From around 2007 proposals emerged to transform the derelict 2-acre seventeenth century walled garden at Chiswick House into a car park and retail outlet, spear-headed by English Heritage and the local council. 

After intense battles between the local residents led by Karen, and the authorities, the brick-walled area, originally built by Samuel Fox in the 1680s, was saved as a functioning walled vegetable and fruit garden. The Chiswick House Kitchen Garden Association, the charity established by Karen and other residents, provided a six-figure funding package to ensure the sustainability of the garden to ensure it was saved as a community space of beauty and sustainability.

Karen ran this project from 2005-2009, involving nearly all children in the local schools and many members of the community who gave time and money to show the authorities what the garden could and should be.
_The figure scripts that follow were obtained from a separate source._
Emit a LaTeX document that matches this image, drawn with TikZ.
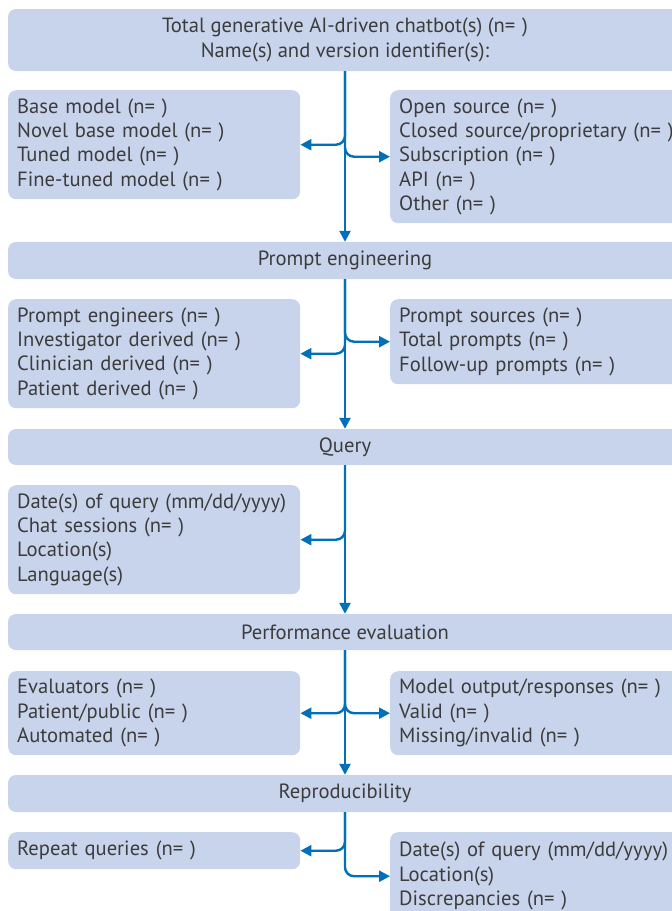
\documentclass[tikz,border=0pt]{standalone}
\usepackage{fontspec}
\setmainfont{PT Sans}
\usetikzlibrary{arrows.meta}

\definecolor{boxblue}{RGB}{200,212,236}
\definecolor{flowblue}{RGB}{0,112,186}
\definecolor{inkgrey}{RGB}{60,60,60}

\newcommand{\nblank}{(n=\,\,)}

\tikzset{
  bar/.style={fill=boxblue, rounded corners=8pt, minimum width=674pt, align=center, text=inkgrey, inner sep=0pt},
  sidebox/.style={fill=boxblue, rounded corners=8pt, anchor=north west, align=left, inner xsep=9pt, inner ysep=0pt, text=inkgrey},
  leftbox/.style={sidebox, text width=274pt},
  rightbox/.style={sidebox, text width=320pt},
  flow/.style={draw=flowblue, line width=2.4pt, -{Triangle[length=11pt,width=11pt]}},
  branch/.style={flow, rounded corners=9pt},
}

\begin{document}
\begin{tikzpicture}[x=1pt, y=-1pt, font=\fontsize{20.6}{24.3}\selectfont]
\useasboundingbox (0,0) rectangle (672,911);
\clip (0,0) rectangle (672,911);

% chatbots
\node[bar, minimum height=62pt] (total) at (345,40) {Total generative AI-driven chatbot(s) \nblank\\Name(s) and version identifier(s):};
\node[leftbox, minimum height=109pt] (model) at (8,90) {Base model \nblank\\Novel base model \nblank\\Tuned model \nblank\\Fine-tuned model \nblank};
\node[rightbox, minimum height=133pt] (source) at (390,90) {Open source \nblank\\Closed source/proprietary \nblank\\Subscription \nblank\\API \nblank\\Other \nblank};

% prompt engineering
\node[bar, minimum height=37pt] (prompt) at (345,260.5) {Prompt engineering};
\node[leftbox, minimum height=109pt] (engineers) at (8,299) {Prompt engineers \nblank\\Investigator derived \nblank\\Clinician derived \nblank\\Patient derived \nblank};
\node[rightbox, minimum height=85pt] (prompts) at (390,299) {Prompt sources \nblank\\Total prompts \nblank\\Follow-up prompts \nblank};

% query
\node[bar, minimum height=36pt] (query) at (345,447) {Query};
\node[leftbox, minimum height=109pt] (session) at (8,485) {Date(s) of query (mm/dd/yyyy)\\Chat sessions \nblank\\Location(s)\\Language(s)};

% performance evaluation
\node[bar, minimum height=36pt] (perf) at (345,632) {Performance evaluation};
\node[leftbox, minimum height=84pt] (evaluators) at (8,671) {Evaluators \nblank\\Patient/public \nblank\\Automated \nblank};
\node[rightbox, minimum height=84pt] (outputs) at (390,671) {Model output/responses \nblank\\Valid \nblank\\Missing/invalid \nblank};

% reproducibility
\node[bar, minimum height=37pt] (repro) at (345,793.5) {Reproducibility};
\node[leftbox, minimum height=37pt] (repeat) at (8,832) {Repeat queries \nblank};
\node[rightbox, minimum height=88pt] (discrep) at (390,832) {Date(s) of query (mm/dd/yyyy)\\Location(s)\\Discrepancies \nblank};

% spine
\draw[flow] (total) -- (prompt);
\draw[flow] (prompt) -- (query);
\draw[flow] (query) -- (perf);
\draw[flow] (perf) -- (repro);

% side branches
\draw[branch] (total) |- (model);
\draw[branch] (total) |- (source);
\draw[branch] (prompt) |- (engineers);
\draw[branch] (prompt) |- (prompts);
\draw[branch] (query) |- (session);
\draw[branch] (perf) |- (evaluators);
\draw[branch] (perf) |- (outputs);
\draw[branch] (repro) |- (repeat);
\draw[branch] (repro) |- (discrep);
\end{tikzpicture}
\end{document}
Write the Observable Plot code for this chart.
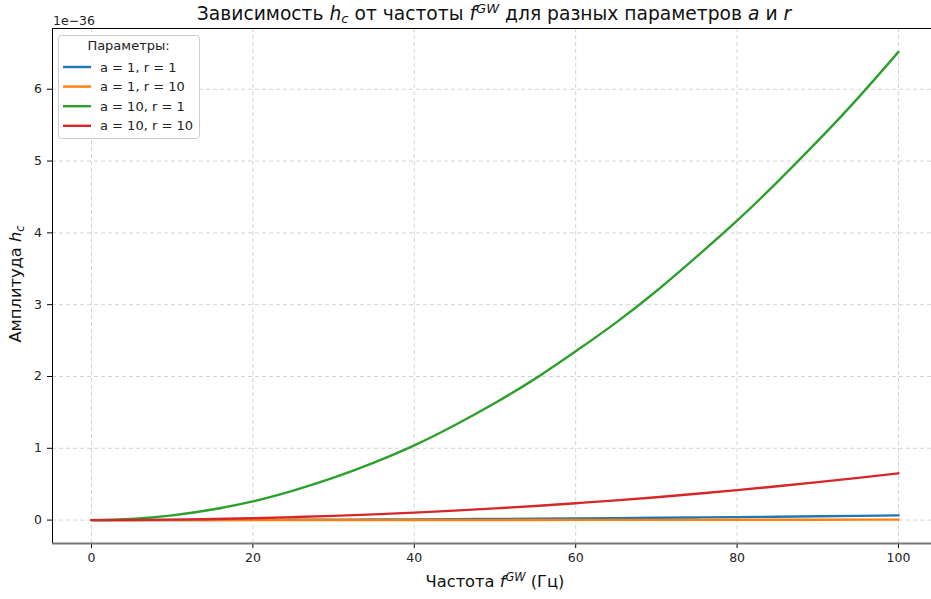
<!DOCTYPE html>
<html>
<head>
<meta charset="utf-8">
<script src="https://cdn.jsdelivr.net/npm/d3@7"></script>
<script src="https://cdn.jsdelivr.net/npm/@observablehq/plot@0.6"></script>
<style>
  html, body { margin: 0; padding: 0; background: white; }
  #chart { width: 931px; height: 599px; }
</style>
</head>
<body>
<div id="chart"></div>
<script>
// Frequency samples (Hz)
const freq = [0, 5, 10, 15, 20, 25, 30, 35, 40, 45, 50, 55, 60, 65, 70, 75, 80, 85, 90, 95, 100];
// Amplitude h_c, in units of 1e-36
const hA1R1  = [0, 0.0002, 0.0007, 0.0015, 0.0026, 0.0041, 0.0059, 0.0080, 0.0104, 0.0132, 0.0163, 0.0197, 0.0235, 0.0275, 0.0319, 0.0367, 0.0417, 0.0471, 0.0528, 0.0588, 0.0652];
const hA1R10 = [0, 0.0000, 0.0001, 0.0001, 0.0003, 0.0004, 0.0006, 0.0008, 0.0010, 0.0013, 0.0016, 0.0020, 0.0024, 0.0028, 0.0032, 0.0037, 0.0042, 0.0047, 0.0053, 0.0059, 0.0065];
const hA10R1 = [0, 0.016, 0.065, 0.147, 0.26, 0.41, 0.59, 0.80, 1.04, 1.32, 1.63, 1.97, 2.35, 2.75, 3.19, 3.67, 4.17, 4.71, 5.28, 5.88, 6.52];
const hA10R10= [0, 0.0016, 0.0065, 0.0147, 0.026, 0.041, 0.059, 0.080, 0.104, 0.132, 0.163, 0.197, 0.235, 0.275, 0.319, 0.367, 0.417, 0.471, 0.528, 0.588, 0.652];

const seriesNames = ["a = 1, r = 1", "a = 1, r = 10", "a = 10, r = 1", "a = 10, r = 10"];
const seriesValues = [hA1R1, hA1R10, hA10R1, hA10R10];
const seriesColors = ["#1f77b4", "#ff7f0e", "#2ca02c", "#d62728"];

const xTicks = [0, 20, 40, 60, 80, 100];
const yTicks = [0, 1, 2, 3, 4, 5, 6];

const data = [];
seriesNames.forEach((s, i) => {
  freq.forEach((fv, j) => data.push({s, f: fv, h: seriesValues[i][j]}));
});

const xDom = [-4.83, 104.09];
const yDom = [-0.326, 6.846];
const gridStyle = {stroke: "#b0b0b0", strokeOpacity: 0.7, strokeDasharray: "4,3", strokeWidth: 0.8};

const plot = Plot.plot({
  width: 931,
  height: 599,
  marginLeft: 52,
  marginRight: 0,
  marginTop: 28,
  marginBottom: 56,
  style: {fontFamily: "DejaVu Sans", fontSize: "12.5px", color: "#222", background: "white", overflow: "visible"},
  x: {domain: xDom, label: null},
  y: {domain: yDom, label: null},
  color: {domain: seriesNames, range: seriesColors},
  marks: [
    Plot.gridX(xTicks, gridStyle),
    Plot.gridY(yTicks, gridStyle),
    Plot.line(data, {x: "f", y: "h", z: "s", stroke: "s", strokeWidth: 2.4, curve: "natural"}),
    Plot.axisX(xTicks, {tickSize: 5, tickPadding: 4.5, fontSize: 12.5, tickFormat: d => String(d), stroke: "#000", fill: "#222"}),
    Plot.axisY(yTicks, {tickSize: 5, tickPadding: 5.5, fontSize: 12.5, tickFormat: d => String(d), stroke: "#000", fill: "#222"}),
    Plot.ruleX([xDom[0]], {stroke: "#000", strokeWidth: 1}),
    Plot.ruleY([yDom[1]], {stroke: "#000", strokeWidth: 1}),
    Plot.ruleY([yDom[0]], {stroke: "#777", strokeWidth: 2})
  ]
});

document.getElementById("chart").appendChild(plot);
const svg = d3.select(plot);

function richText(sel, parts, fs) {
  parts.forEach(p => {
    const t = sel.append("tspan").text(p.t);
    if (p.i) t.attr("font-style", "italic");
    if (p.sup) t.attr("baseline-shift", (fs * 0.38).toFixed(1) + "px").attr("font-size", (fs * 0.7).toFixed(1) + "px");
    if (p.sub) t.attr("baseline-shift", (-fs * 0.16).toFixed(1) + "px").attr("font-size", (fs * 0.7).toFixed(1) + "px");
  });
}

// Title
richText(svg.append("text").attr("x", 494).attr("y", 20).attr("text-anchor", "middle")
  .attr("font-family", "DejaVu Sans").attr("font-size", 18.7).attr("fill", "#111"),
  [{t: "Зависимость "}, {t: "h", i: 1}, {t: "c", i: 1, sub: 1}, {t: " от частоты "},
   {t: "f", i: 1}, {t: "GW", i: 1, sup: 1}, {t: " для разных параметров "}, {t: "a", i: 1}, {t: " и "}, {t: "r", i: 1}], 18.7);

// X label
richText(svg.append("text").attr("x", 495).attr("y", 587).attr("text-anchor", "middle")
  .attr("font-family", "DejaVu Sans").attr("font-size", 16.3).attr("fill", "#111"),
  [{t: "Частота "}, {t: "f", i: 1}, {t: "GW", i: 1, sup: 1}, {t: " (Гц)"}], 16.3);

// Y label
richText(svg.append("text").attr("transform", "translate(20.5,284) rotate(-90)").attr("text-anchor", "middle")
  .attr("font-family", "DejaVu Sans").attr("font-size", 16.3).attr("fill", "#111"),
  [{t: "Амплитуда "}, {t: "h", i: 1}, {t: "c", i: 1, sub: 1}], 16.3);

// Offset text
svg.append("text").attr("x", 53).attr("y", 24.5).attr("text-anchor", "start").attr("font-family", "DejaVu Sans")
  .attr("font-size", 12.5).attr("fill", "#222").text("1e\u221236");

// Legend
const lg = svg.append("g");
lg.append("rect").attr("x", 58.5).attr("y", 35.5).attr("width", 141).attr("height", 103).attr("rx", 3)
  .attr("fill", "white").attr("fill-opacity", 0.85).attr("stroke", "#ccc");
lg.append("text").attr("x", 128.5).attr("y", 50).attr("text-anchor", "middle")
  .attr("font-family", "DejaVu Sans").attr("font-size", 13).attr("fill", "#222").text("Параметры:");
seriesNames.forEach((s, i) => {
  const yy = 67 + i * 19.6;
  lg.append("line").attr("x1", 63).attr("x2", 91).attr("y1", yy).attr("y2", yy)
    .attr("stroke", seriesColors[i]).attr("stroke-width", 2.4);
  lg.append("text").attr("x", 100).attr("y", yy + 4.5).attr("text-anchor", "start").attr("font-family", "DejaVu Sans")
    .attr("font-size", 13).attr("fill", "#222").text(s);
});
</script>
</body>
</html>
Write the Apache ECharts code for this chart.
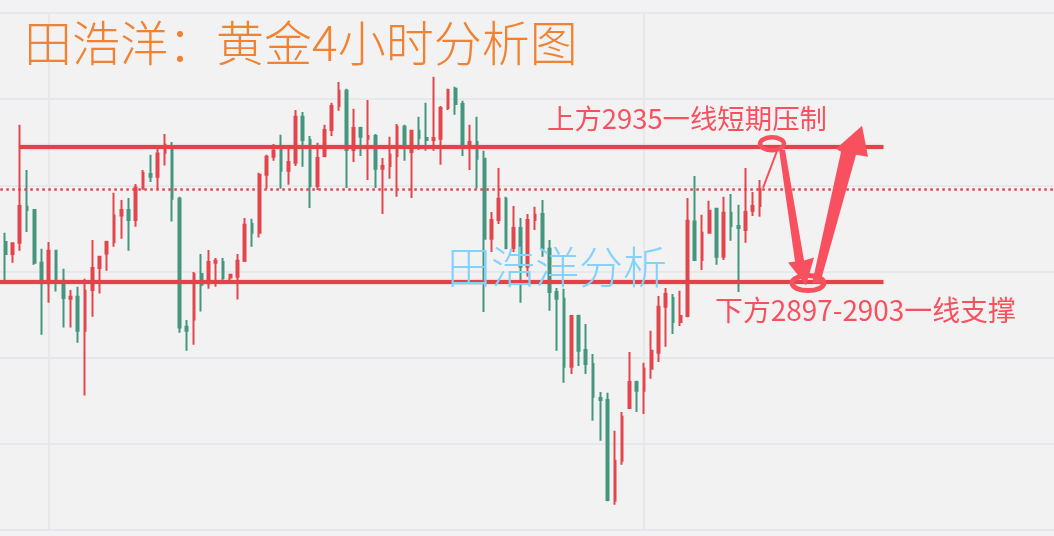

The farewell gesture by the group was to plant over 200 heritage fruit trees, making up the largest new orchard in London. Apples, pears, plums, figs, mulberries, peaches and soft fruit provide a real cornucopia for the future. The southern garden is once more divided into quarters – herbs & cutting flowers, vegetables and fruit. The northern garden, once doomed to be gravelled over for corporate car parking, is now a spacious orchard of cherry and plum trees.

The walled gardens are now once again an integral part of Chiswick House and Gardens.